The National Law Journal notes this is only one of the key findings discovered through the survey. One of the hardest hurdles for a new lawyer to face is lack of experience. Law schools are trying to bolster the amount of practical skills they offer students by increasing the opportunities to participate in clinics, simulations and externships.

While nothing will replace the actual experience of practicing as a licensed attorney, I felt like my experience as a student adviser at George Mason’s Servicemember clinic was invaluable. I also had the advantage of working as a paralegal before I entered law school. I think these two items on my resume helped me greatly.

I also think that legal research and writing courses were extremely valuable, so it is good to see that law schools have also increased their emphasis on these types of courses as well as the number of course units offered. Eighty-seven percent of law schools offer joint degree programs as well.

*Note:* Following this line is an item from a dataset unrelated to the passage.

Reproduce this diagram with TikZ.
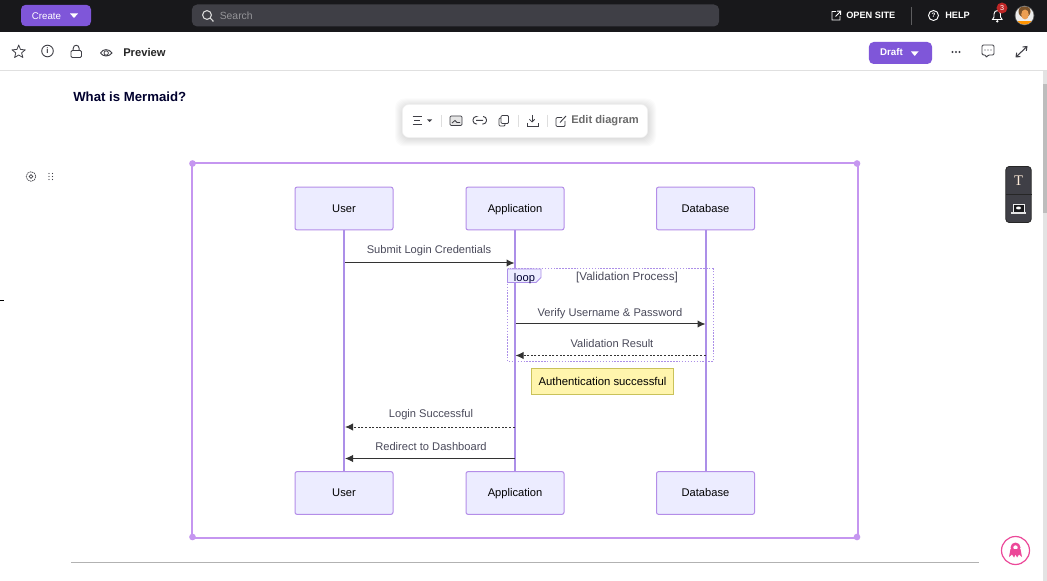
\documentclass[tikz,border=0pt]{standalone}
\usepackage{fontspec}
\setmainfont{Liberation Sans}
\newfontfamily\serifT{Liberation Serif}
\usetikzlibrary{arrows.meta,calc}
\definecolor{barbg}{HTML}{18181B}
\definecolor{violetbtn}{HTML}{7F56D9}
\definecolor{searchbg}{HTML}{3F3F46}
\definecolor{frameviolet}{HTML}{C596F0}
\definecolor{actorfill}{HTML}{ECECFF}
\definecolor{actorline}{HTML}{B48DE8}
\definecolor{lifeviolet}{HTML}{AC8FE8}
\definecolor{msgtext}{HTML}{4A4A5A}
\definecolor{msgline}{HTML}{333333}
\definecolor{notefill}{HTML}{FFF5AD}
\definecolor{noteline}{HTML}{C9C25A}
\definecolor{icongrey}{HTML}{3F3F46}
\definecolor{pinkbot}{HTML}{EC4899}
\tikzset{
 x=0.75pt,y=-0.75pt,
 actor/.style={draw=actorline,fill=actorfill,line width=0.75pt,rounded corners=1.5pt,minimum width=73.5pt,minimum height=32pt,inner sep=0pt,text height=6.5pt,text depth=0.7pt,font=\fontsize{8.35}{10}\selectfont,text=black},
 life/.style={draw=lifeviolet,line width=1.5pt},
 msg/.style={draw=msgline,line width=0.75pt,-{Latex[length=6pt,width=5.5pt]}},
 msgd/.style={msg,dash pattern=on 1.5pt off 1.2pt},
 lbl/.style={font=\fontsize{8.35}{10}\selectfont,text=msgtext,inner sep=0pt,text height=6.5pt,text depth=0.7pt},
 ui/.style={inner sep=0pt,font=\fontsize{7.3}{9}\bfseries\selectfont},
 ico/.style={draw=icongrey,line width=0.6pt},
 icow/.style={draw=white,line width=0.7pt},
 handle/.style={circle,fill=frameviolet,minimum size=5pt,inner sep=0pt},
 sepl/.style={draw=black!13,line width=0.5pt},
 toolshade/.style={fill=black,opacity=0.016,rounded corners=7pt},
}
\begin{document}
\begin{tikzpicture}
\useasboundingbox (0,0) rectangle (1047,581);
\fill[white] (0,0) rectangle (1047,581);
% top bar
\fill[barbg] (0,0) rectangle (1047,32);
\node[fill=violetbtn,rounded corners=3.5pt,minimum width=52.5pt,minimum height=16pt,inner sep=0pt] (create) at (56,15.5) {};
\node[ui,text=white,font=\fontsize{7.3}{9}\selectfont] (createt) at (46.5,16) {Create};
\fill[white] (70,13.5) -- (78,13.5) -- (74,18) -- cycle;
\node[fill=searchbg,rounded corners=4pt,minimum width=395.5pt,minimum height=16.5pt,inner sep=0pt] (search) at (455.5,15.5) {};
\draw[white!85!black,line width=0.8pt] (207,15) circle (4.4) (210.5,18.5) -- (213.5,21.5);
\node[anchor=west,inner sep=0pt,text=white!45!searchbg,font=\fontsize{7.8}{9}\selectfont] (searcht) at (219.5,15.5) {Search};
% right top
\draw[icow] (836,11.5) -- (832,11.5) -- (832,20) -- (840,20) -- (840,16) (835.5,16.5) -- (840.5,11.5) (837,11.2) -- (840.7,11.2) -- (840.7,14.8);
\node[ui,text=white,anchor=west,font=\fontsize{6.9}{9}\bfseries\selectfont] (open) at (846,15.5) {OPEN SITE};
\draw[white!30!barbg,line width=0.4pt] (911.5,7) -- (911.5,25);
\draw[icow] (933.5,15.5) circle (5);
\node[inner sep=0pt,text=white,font=\fontsize{4.8}{5}\bfseries\selectfont] (qm) at (933.5,15.5) {?};
\node[ui,text=white,anchor=west,font=\fontsize{6.9}{9}\bfseries\selectfont] (help) at (945,15.5) {HELP};
\draw[icow] (992.5,19.5) -- (994,17) -- (994,14) .. controls (994,9.5) and (1000.5,9.5) .. (1000.5,14) -- (1000.5,17) -- (1002,19.5) -- cycle;
\fill[white] (997.3,21.3) circle (1.3);
\node[circle,fill=red!70!black!85!white,minimum size=8.2pt,inner sep=0pt,text=white,font=\fontsize{5.4}{6}\selectfont] (badge) at (1002,8) {3};
\fill[black!60!white] (1024.5,15.5) circle (9.8);
\begin{scope}
\clip (1024.5,15.5) circle (9);
\fill[white!85!gray] (1015,6) rectangle (1034,26);
\fill[orange!85!yellow] (1017,26) rectangle (1032,21);
\fill[brown!65!black] (1024.5,11.5) ellipse (6 and 6);
\fill[brown!40!orange!75!white] (1025,14.5) ellipse (3.8 and 5);
\end{scope}
% second row
\draw[black!12,line width=0.8pt] (0,70.5) -- (1047,70.5);
\draw[ico,line join=round] (18.7,45) -- (20.5,49.5) -- (25.3,49.8) -- (21.6,52.9) -- (22.9,57.5) -- (18.7,55) -- (14.6,57.5) -- (15.8,52.9) -- (12,49.8) -- (16.9,49.5) -- cycle;
\draw[ico,line width=0.7pt] (47.5,51) circle (5.8);
\node[inner sep=0pt,text=icongrey,font=\fontsize{6}{6}\bfseries\selectfont] (info) at (47.5,51) {i};
\draw[ico,line width=0.7pt,rounded corners=1pt] (71,50.5) rectangle (81.5,57.5);
\draw[ico,line width=0.7pt] (73.2,50.5) -- (73.2,48.5) .. controls (73.2,44.2) and (79.2,44.2) .. (79.2,48.5) -- (79.2,50.5);
\draw[ico,line width=0.7pt] (100.5,53) .. controls (103,48.5) and (109,48.5) .. (112,53) .. controls (109,57) and (103,57) .. (100.5,53);
\draw[ico] (106.2,53) circle (2.2);
\node[ui,anchor=west,text=black!85,font=\fontsize{8.4}{9}\bfseries\selectfont] (preview) at (123,52) {Preview};
\node[fill=violetbtn,rounded corners=3.5pt,minimum width=47.3pt,minimum height=16.5pt,inner sep=0pt] (draft) at (900.5,53) {};
\node[inner sep=0pt,text=white,font=\fontsize{7.3}{9}\bfseries\selectfont] (draftt) at (891.5,52.5) {Draft};
\fill[white] (911,51.5) -- (918.5,51.5) -- (914.7,56) -- cycle;
\foreach \dx in {952.5,956,959.5} \fill[icongrey] (\dx,52) circle (1.1);
\draw[ico,rounded corners=1pt,line width=0.7pt] (982,45) -- (994,45) -- (994,55) -- (988,55) -- (986,58) -- (986,55) -- (982,55) -- cycle;
\foreach \dx in {985,988,991} \fill[icongrey] (\dx,50) circle (0.7);
\draw[ico,line width=0.8pt,{Straight Barb[length=2.5pt,width=4pt]}-{Straight Barb[length=2.5pt,width=4pt]}] (1015.5,57.5) -- (1027.5,46);
% scrollbar
\fill[black!11] (1043,71) rectangle (1047,581);
\fill[black!26] (1043,84) rectangle (1047,213);
% left tick
\draw[black,line width=0.6pt] (0,300) -- (4,300);
% heading
\node[anchor=west,inner sep=0pt,text=black!80!blue!90!black,font=\fontsize{9.9}{11}\bfseries\selectfont] (title) at (73,96.5) {What is Mermaid?};
% side icons
\draw[ico,line width=0.5pt,dash pattern=on 1.2pt off 0.5pt] (31,176.5) circle (4.8);
\draw[ico,line width=0.5pt] (31,176.5) circle (1.8);
\foreach \yy in {173.5,176.5,179.5} {\fill[icongrey] (49,\yy) circle (0.7); \fill[icongrey] (52.5,\yy) circle (0.7);}
% toolbar
\foreach \g in {1,2,...,8}
  \fill[toolshade] (403-\g,105-\g+1.5) rectangle (648+\g,137+\g+1.5);
\node[fill=white,draw=black!6,line width=0.4pt,rounded corners=5pt,minimum width=184pt,minimum height=24.8pt,inner sep=0pt] (toolbar) at (525,121) {};
\draw[ico,line width=0.6pt] (412.5,116.5) -- (421.5,116.5) (414,120.5) -- (420,120.5) (412.5,124.5) -- (421.5,124.5);
\fill[icongrey] (427,119.5) -- (432,119.5) -- (429.5,122) -- cycle;
\foreach \sx in {441.5,518.5,547.5} \draw[sepl] (\sx,115) -- (\sx,127);
\draw[ico,fill=black!10,line width=0.5pt,rounded corners=0.8pt] (450,116) rectangle (462,125.5);
\draw[ico,line width=0.6pt] (452,123) -- (455,120.5) -- (457,122.5) -- (460,122.5);
\draw[ico,line width=0.7pt,rounded corners=2.5pt] (476,116.5) -- (473,116.5) -- (473,124) -- (477,124) (483,116.5) -- (486.5,116.5) -- (486.5,124) -- (482,124) (476,120.3) -- (483,120.3);
\draw[ico,line width=0.6pt,rounded corners=0.8pt] (501,115.5) rectangle (508.5,123.5) (501,118) -- (499,118) -- (499,126) -- (505,126) -- (505,123.5);
\draw[ico,line width=0.6pt,-{Straight Barb[length=2pt,width=4pt]}] (532,115) -- (532,122.5);
\draw[ico,line width=0.6pt] (527,123) -- (527,126) -- (538,126) -- (538,123);
\draw[ico,line width=0.6pt,rounded corners=0.8pt] (562,117.5) -- (556,117.5) -- (556,126.5) -- (565,126.5) -- (565,121);
\draw[ico,line width=0.7pt] (560,122.5) -- (566,116);
\node[anchor=west,inner sep=0pt,text=black!58,font=\fontsize{8.35}{10}\bfseries\selectfont] (edit) at (571,121) {Edit diagram};
% floating panel
\node[fill=searchbg,draw=black!85,rounded corners=2.5pt,line width=0.6pt,minimum width=19pt,minimum height=42pt,inner sep=0pt] (panel) at (1018.5,194.5) {};
\draw[black!85,line width=0.5pt] (1006,194.5) -- (1031.5,194.5);
\node[inner sep=0pt,text=white!85!orange,font=\serifT\fontsize{11}{12}\selectfont] (tt) at (1018.5,181) {T};
\draw[white!85!gray,line width=0.5pt,fill=barbg] (1013,204) rectangle (1024,212);
\fill[white!80!gray] (1011,212) rectangle (1026,214.5);
\fill[white] (1018.5,208) ellipse (2.5 and 1.5);
% frame
\draw[frameviolet,line width=1.5pt] (192,163.5) rectangle (857.5,537.5);
\node[handle] (h1) at (192.5,163.5) {};
\node[handle] (h2) at (857,163.5) {};
\node[handle] (h3) at (192.5,537) {};
\node[handle] (h4) at (857,537) {};
% lifelines
\draw[life] (344,230) -- (344,472);
\draw[life] (515,230) -- (515,472);
\draw[life] (706,230) -- (706,472);
% loop box
\draw[lifeviolet,line width=0.75pt,dash pattern=on 1.1pt off 1.1pt] (507.5,269) rectangle (713,361.5);
\fill[actorfill] (507.5,269) -- (541,269) -- (541,277.5) -- (536,282.5) -- (507.5,282.5) -- cycle;
\draw[lifeviolet,line width=0.6pt] (507.5,269) -- (541,269) -- (541,277.5) -- (536,282.5) -- (507.5,282.5) -- cycle;
\node[lbl,text=black!80!blue] (loop) at (524.5,277.5) {loop};
\node[lbl,font=\fontsize{8.7}{10}\selectfont] (vp) at (627,277) {[Validation Process]};
% actors
\node[actor] (user1) at (344,208.5) {User};
\node[actor] (app1) at (515,208.5) {Application};
\node[actor] (db1) at (705.5,208.5) {Database};
\node[actor] (user2) at (344,493) {User};
\node[actor] (app2) at (515,493) {Application};
\node[actor] (db2) at (705.5,493) {Database};
% message anchors
\coordinate (u263) at (345,263);
\coordinate (a263) at (514.5,263);
\coordinate (a324) at (515.5,324);
\coordinate (d324) at (705.5,324);
\coordinate (d355) at (705.5,355.5);
\coordinate (a355) at (515.5,355.5);
\coordinate (a427) at (514.5,427);
\coordinate (u427) at (345,427);
\coordinate (a458) at (514.5,458.5);
\coordinate (u458) at (345,458.5);
\draw[msg] (u263) -- (a263);
\draw[msg] (a324) -- (d324);
\draw[msgd] (d355) -- (a355);
\draw[msgd] (a427) -- (u427);
\draw[msg] (a458) -- (u458);
\node[lbl] (m1) at (429,249.5) {Submit Login Credentials};
\node[lbl] (m2) at (610,312.5) {Verify Username \& Password};
\node[lbl] (m3) at (612,343.5) {Validation Result};
\node[lbl] (m4) at (431,413.5) {Login Successful};
\node[lbl] (m5) at (431,446.5) {Redirect to Dashboard};
\node[draw=noteline,fill=notefill,line width=0.6pt,minimum width=107pt,minimum height=19.5pt,inner sep=0pt,text height=6.5pt,text depth=0.7pt,font=\fontsize{8.5}{10}\selectfont,text=black] (note) at (602.5,381.5) {Authentication successful};
% bottom rule
\draw[black!30,line width=0.6pt] (71,562.5) -- (979,562.5);
% bot button
\node[circle,draw=pinkbot,line width=0.9pt,fill=white,minimum size=21pt,inner sep=0pt] (bot) at (1015.5,550.5) {};
\fill[pinkbot] (1015.5,547.5) circle (5);
\fill[white] (1015.5,547.5) circle (2.2);
\fill[pinkbot] (1010.5,549) -- (1020.5,549) -- (1022,557) -- (1019,554.5) -- (1017,557.5) -- (1015.5,554.5) -- (1014,557.5) -- (1012,554.5) -- (1009,557) -- cycle;
\end{tikzpicture}
\end{document}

However, many things remain the same despite room for improvement. The survey found the same number of schools reported requiring specific courses after the first year as they did in 2002 — with subject matter tested by bar examinations playing no role in these course requirements. Also, the number of law schools that allowed 1L students to take electives increased from 14 in 2002 to only 33 in 2010.

Distance education options are also expanding but still less than half of the law schools surveyed allow online course to count towards a J.D. Only 23 percent of respondents reported offering synchronous courses — in which classes are taught online or via video in real time (up from 13 percent in 2002). Also, 25 percent of law schools offer asynchronous distance education classes, meaning that students complete them in their own schedules (up from 11 percent in 2002). Those increases are fairly minimal for almost a decade passing with many technological advances.

Looking back, what do you think was or were the most valuable skills you gained from law school in preparation for the bar exam and your first job as an attorney? What would you change or add? Did you feel that experience in the legal field prior to law school was helpful?